Locate each line below that includes "matplotlib" and reproduce it.

------

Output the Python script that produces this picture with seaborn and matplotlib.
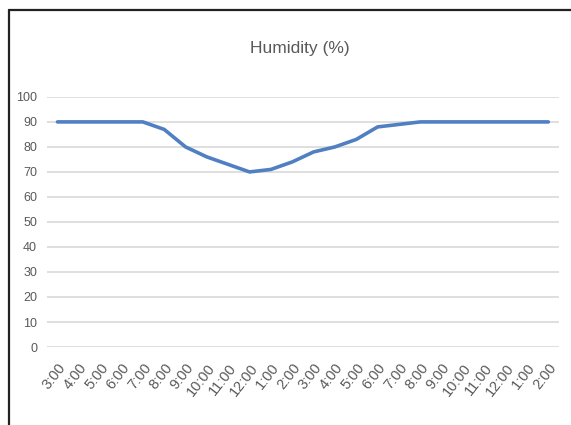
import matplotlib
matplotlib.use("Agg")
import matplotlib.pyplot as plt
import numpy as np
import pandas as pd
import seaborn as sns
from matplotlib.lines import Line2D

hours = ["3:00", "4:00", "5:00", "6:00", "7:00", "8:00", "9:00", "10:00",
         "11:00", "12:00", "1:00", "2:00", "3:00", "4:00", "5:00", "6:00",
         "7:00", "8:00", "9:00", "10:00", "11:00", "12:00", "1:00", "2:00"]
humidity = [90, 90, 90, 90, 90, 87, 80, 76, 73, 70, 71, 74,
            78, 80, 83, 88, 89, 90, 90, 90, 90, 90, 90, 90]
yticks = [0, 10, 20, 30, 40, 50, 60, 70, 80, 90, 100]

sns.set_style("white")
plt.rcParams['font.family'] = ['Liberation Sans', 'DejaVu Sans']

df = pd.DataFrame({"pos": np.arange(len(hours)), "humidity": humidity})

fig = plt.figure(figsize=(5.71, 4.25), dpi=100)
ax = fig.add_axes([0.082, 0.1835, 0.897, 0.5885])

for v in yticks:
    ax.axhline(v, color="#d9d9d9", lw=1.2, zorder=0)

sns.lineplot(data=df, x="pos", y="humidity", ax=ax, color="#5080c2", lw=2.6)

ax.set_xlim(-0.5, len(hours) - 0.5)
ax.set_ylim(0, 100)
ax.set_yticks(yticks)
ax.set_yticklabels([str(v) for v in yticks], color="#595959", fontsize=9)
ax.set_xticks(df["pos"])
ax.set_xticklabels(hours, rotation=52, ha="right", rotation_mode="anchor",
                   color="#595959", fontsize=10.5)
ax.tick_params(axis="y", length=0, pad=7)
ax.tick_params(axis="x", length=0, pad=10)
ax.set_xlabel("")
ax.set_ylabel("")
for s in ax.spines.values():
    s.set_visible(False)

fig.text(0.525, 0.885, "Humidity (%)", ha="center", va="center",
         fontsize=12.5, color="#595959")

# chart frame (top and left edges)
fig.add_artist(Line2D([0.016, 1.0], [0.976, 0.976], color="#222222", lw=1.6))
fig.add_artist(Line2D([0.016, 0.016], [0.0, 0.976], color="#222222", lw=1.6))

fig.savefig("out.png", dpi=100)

------

Answer for this exercise:
Output the Python script that produces this picture with seaborn and matplotlib.
import matplotlib
matplotlib.use("Agg")
import matplotlib.pyplot as plt
from matplotlib.lines import Line2D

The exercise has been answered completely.